My family has lived in Amherst since the 1950’s and it has only gotten more out of touch with what the Residents should have for the ever increasing Taxes that are remitted.
We are not Boston or Cambridge; and we should live within our means.
The Colleges and the University should contribute more to our town. They use much of our resources and the should be expected to pay a larger percentage of the expenses.
Amherst pays more than other towns for everything from salaries of people in leadership positions to building construction. Our new school is projected to be $704/sf. The next highest new public elementary school in Mass was $457/sf and the state average was $371/sf in 2024. The council pretends Amherst is a wealthy community but we are not. Our tax rate compared to resident’s income is also the highest in the state.

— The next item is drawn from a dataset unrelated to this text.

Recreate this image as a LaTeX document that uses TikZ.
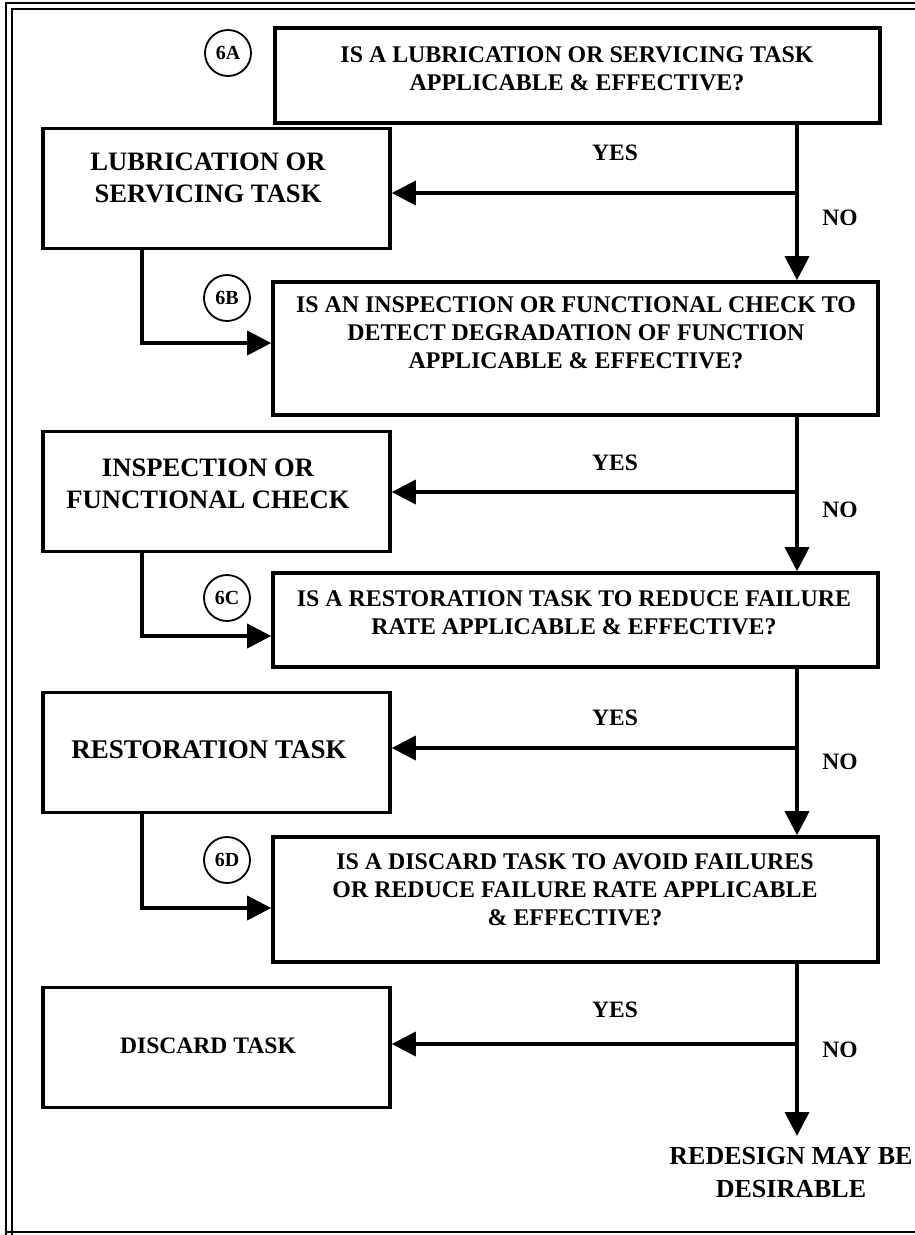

In my opinion the library was always a vanity project which made zero sense at all time when library attendance has dropped by 50%. We are going to have to cut something because the owners of the 7000 tax paying properties can’t absorb these financial decisions.
Just an unfathomable state of affairs. I’m just guessing here, but since we purchased our house in 1984, the tax base–ie number of new houses–has likely increased approx 20%. Inflation since that time is just over 200% which would result in a tripling of our taxes. Except our taxes have actually quadrupled since that time. Logically, and again, I don’t know the exact numbers, it would seem that the net income to the town from RE taxes has increased somewhere on the order of 30%, adjusted for inflation. Perhaps that is why the town thinks it has money to burn, and burn it the town does quite well. A library that just needed a bit of renovation, useless and dangerous roundabouts with granite razor curbs designed to punch out your tires, and third world roads. Time to build a new DPW building for $30+million I suppose. If I can’t vote for a mayor, I can no longer in good conscience vote in town elections.